Can you write out all the lines word for word, with no pictures?
[Collected material start]
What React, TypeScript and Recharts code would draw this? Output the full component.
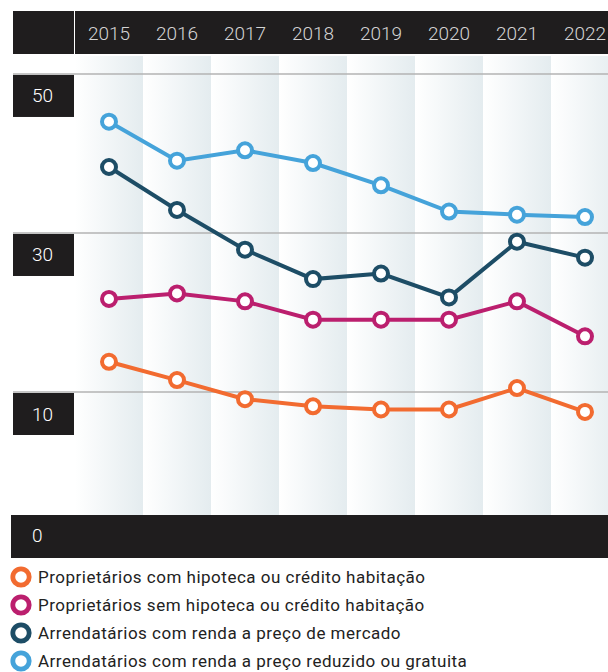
import React from "react";
import {
    ComposedChart,
    Line,
    Bar,
    XAxis,
    YAxis,
    ReferenceLine,
} from "recharts";

const years = ["2015", "2016", "2017", "2018", "2019", "2020", "2021", "2022"];
const ownersMortgage = [13.8, 11.5, 9.1, 8.2, 7.8, 7.8, 10.5, 7.5];
const ownersNoMortgage = [21.7, 22.4, 21.4, 19.1, 19.1, 19.1, 21.4, 17.0];
const tenantsMarket = [38.3, 32.9, 27.9, 24.2, 24.9, 21.9, 28.9, 26.9];
const tenantsReduced = [44.0, 39.1, 40.4, 38.8, 36.0, 32.7, 32.3, 32.0];
const yTicks = [10, 30, 50];
const yDomain: [number, number] = [-5.47, 52.26];

const series = [
    { key: "ownersMortgage", name: "Proprietários com hipoteca ou crédito habitação", color: "#f26b30", values: ownersMortgage },
    { key: "ownersNoMortgage", name: "Proprietários sem hipoteca ou crédito habitação", color: "#bb1f6e", values: ownersNoMortgage },
    { key: "tenantsMarket", name: "Arrendatários com renda a preço de mercado", color: "#1d4d66", values: tenantsMarket },
    { key: "tenantsReduced", name: "Arrendatários com renda a preço reduzido ou gratuita", color: "#45a3da", values: tenantsReduced },
];

const data = years.map((year, i) => {
    const row: Record<string, any> = { year, stripe: yDomain };
    series.forEach((s) => (row[s.key] = s.values[i]));
    return row;
});

const DARK = "#1f1d1e";
const FONT = "Roboto, sans-serif";

const YearTick = (props: any) => {
    const { x, payload } = props;
    return (
        <text x={x} y={33} textAnchor="middle" dominantBaseline="central"
            fill="#d4d4d4" fontSize={19} fontWeight={300} fontFamily={FONT}>
            {payload.value}
        </text>
    );
};

const ValueTick = (props: any) => {
    const { y, payload } = props;
    return (
        <g>
            <line x1={13} x2={75} y1={y} y2={y} stroke="#b3b3b3" strokeWidth={1.5} />
            <rect x={13} y={y + 1} width={61} height={42} fill={DARK} />
            <text x={32} y={y + 22} dominantBaseline="central" fill="#fff"
                fontSize={19} fontWeight={300} fontFamily={FONT}>
                {payload.value}
            </text>
        </g>
    );
};

export default function App() {
    return (
        <div style={{ position: "absolute", left: 0, top: 0, width: 608, height: 672, overflow: "hidden", background: "#fff" }}>
            <div style={{ position: "absolute", left: 13, top: 11, width: 595, height: 43, background: DARK }} />
            <div style={{ position: "absolute", left: 74, top: 11, width: 1, height: 43, background: "#fff" }} />
            <div style={{ position: "absolute", left: 11, top: 515, width: 597, height: 43, background: DARK }}>
                <span style={{ position: "absolute", left: 21, top: 9, color: "#fff", fontFamily: FONT, fontWeight: 300, fontSize: 19 }}>0</span>
            </div>
            <div style={{ position: "absolute", left: 0, top: 0 }}>
                <ComposedChart width={619} height={558} data={data}
                    margin={{ top: 11, right: 0, bottom: 43, left: 13 }}
                    barCategoryGap={0} barGap={0}>
                    <defs>
                        <linearGradient id="stripe" x1="0" y1="0" x2="1" y2="0">
                            <stop offset="0%" stopColor="#ffffff" />
                            <stop offset="100%" stopColor="#e4ecef" />
                        </linearGradient>
                    </defs>
                    <XAxis dataKey="year" orientation="top" height={45}
                        axisLine={false} tickLine={false} tick={<YearTick />} interval={0} />
                    <YAxis type="number" domain={yDomain} ticks={yTicks} width={62}
                        allowDataOverflow axisLine={false} tickLine={false} tick={<ValueTick />} />
                    <Bar dataKey="stripe" fill="url(#stripe)" isAnimationActive={false} />
                    {yTicks.map((t) => (
                        <ReferenceLine key={t} y={t} stroke="#b3b3b3" strokeWidth={1.5} />
                    ))}
                    {series.map((s) => (
                        <Line key={s.key} type="linear" dataKey={s.key} name={s.name}
                            stroke={s.color} strokeWidth={4}
                            dot={{ r: 7, fill: "#fff", stroke: s.color, strokeWidth: 4 }}
                            activeDot={false} isAnimationActive={false} />
                    ))}
                </ComposedChart>
            </div>
            <div style={{ position: "absolute", left: 0, top: 563 }}>
                {series.map((s) => (
                    <div key={s.key} style={{ display: "flex", alignItems: "center", height: 28 }}>
                        <svg width={38} height={28} style={{ flex: "none" }}>
                            <circle cx={21} cy={14} r={8.2} fill="#fff" stroke={s.color} strokeWidth={4.8} />
                        </svg>
                        <span style={{ fontFamily: FONT, fontSize: 17, letterSpacing: 0.5, color: "#222", whiteSpace: "nowrap", lineHeight: "20px" }}>{s.name}</span>
                    </div>
                ))}
            </div>
        </div>
    );
}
[Collected material end]
* _Answer for this exercise_
What React, TypeScript and Recharts code would draw this? Output the full component.
import React from "react";
import {
    ComposedChart,
    Line,
    Bar,
    XAxis,
    YAxis,
    ReferenceLine,
} from "recharts";

const years = ["2015", "2016", "2017", "2018", "2019", "2020", "2021", "2022"];
const ownersMortgage = [13.8, 11.5, 9.1, 8.2, 7.8, 7.8, 10.5, 7.5];
const ownersNoMortgage = [21.7, 22.4, 21.4, 19.1, 19.1, 19.1, 21.4, 17.0];
const tenantsMarket = [38.3, 32.9, 27.9, 24.2, 24.9, 21.9, 28.9, 26.9];
const tenantsReduced = [44.0, 39.1, 40.4, 38.8, 36.0, 32.7, 32.3, 32.0];
const yTicks = [10, 30, 50];
const yDomain: [number, number] = [-5.47, 52.26];

const series = [
    { key: "ownersMortgage", name: "Proprietários com hipoteca ou crédito habitação", color: "#f26b30", values: ownersMortgage },
    { key: "ownersNoMortgage", name: "Proprietários sem hipoteca ou crédito habitação", color: "#bb1f6e", values: ownersNoMortgage },
    { key: "tenantsMarket", name: "Arrendatários com renda a preço de mercado", color: "#1d4d66", values: tenantsMarket },
    { key: "tenantsReduced", name: "Arrendatários com renda a preço reduzido ou gratuita", color: "#45a3da", values: tenantsReduced },
];

const data = years.map((year, i) => {
    const row: Record<string, any> = { year, stripe: yDomain };
    series.forEach((s) => (row[s.key] = s.values[i]));
    return row;
});

const DARK = "#1f1d1e";
const FONT = "Roboto, sans-serif";

const YearTick = (props: any) => {
    const { x, payload } = props;
    return (
        <text x={x} y={33} textAnchor="middle" dominantBaseline="central"
            fill="#d4d4d4" fontSize={19} fontWeight={300} fontFamily={FONT}>
            {payload.value}
        </text>
    );
};

const ValueTick = (props: any) => {
    const { y, payload } = props;
    return (
        <g>
            <line x1={13} x2={75} y1={y} y2={y} stroke="#b3b3b3" strokeWidth={1.5} />
            <rect x={13} y={y + 1} width={61} height={42} fill={DARK} />
            <text x={32} y={y + 22} dominantBaseline="central" fill="#fff"
                fontSize={19} fontWeight={300} fontFamily={FONT}>
                {payload.value}
            </text>
        </g>
    );
};

export default function App() {
    return (
        <div style={{ position: "absolute", left: 0, top: 0, width: 608, height: 672, overflow: "hidden", background: "#fff" }}>
            <div style={{ position: "absolute", left: 13, top: 11, width: 595, height: 43, background: DARK }} />
            <div style={{ position: "absolute", left: 74, top: 11, width: 1, height: 43, background: "#fff" }} />
            <div style={{ position: "absolute", left: 11, top: 515, width: 597, height: 43, background: DARK }}>
                <span style={{ position: "absolute", left: 21, top: 9, color: "#fff", fontFamily: FONT, fontWeight: 300, fontSize: 19 }}>0</span>
            </div>
            <div style={{ position: "absolute", left: 0, top: 0 }}>
                <ComposedChart width={619} height={558} data={data}
                    margin={{ top: 11, right: 0, bottom: 43, left: 13 }}
                    barCategoryGap={0} barGap={0}>
                    <defs>
                        <linearGradient id="stripe" x1="0" y1="0" x2="1" y2="0">
                            <stop offset="0%" stopColor="#ffffff" />
                            <stop offset="100%" stopColor="#e4ecef" />
                        </linearGradient>
                    </defs>
                    <XAxis dataKey="year" orientation="top" height={45}
                        axisLine={false} tickLine={false} tick={<YearTick />} interval={0} />
                    <YAxis type="number" domain={yDomain} ticks={yTicks} width={62}
                        allowDataOverflow axisLine={false} tickLine={false} tick={<ValueTick />} />
                    <Bar dataKey="stripe" fill="url(#stripe)" isAnimationActive={false} />
                    {yTicks.map((t) => (
                        <ReferenceLine key={t} y={t} stroke="#b3b3b3" strokeWidth={1.5} />
                    ))}
                    {series.map((s) => (
                        <Line key={s.key} type="linear" dataKey={s.key} name={s.name}
                            stroke={s.color} strokeWidth={4}
                            dot={{ r: 7, fill: "#fff", stroke: s.color, strokeWidth: 4 }}
                            activeDot={false} isAnimationActive={false} />
                    ))}
                </ComposedChart>
            </div>
            <div style={{ position: "absolute", left: 0, top: 563 }}>
                {series.map((s) => (
                    <div key={s.key} style={{ display: "flex", alignItems: "center", height: 28 }}>
                        <svg width={38} height={28} style={{ flex: "none" }}>
                            <circle cx={21} cy={14} r={8.2} fill="#fff" stroke={s.color} strokeWidth={4.8} />
                        </svg>
                        <span style={{ fontFamily: FONT, fontSize: 17, letterSpacing: 0.5, color: "#222", whiteSpace: "nowrap", lineHeight: "20px" }}>{s.name}</span>
                    </div>
                ))}
            </div>
        </div>
    );
}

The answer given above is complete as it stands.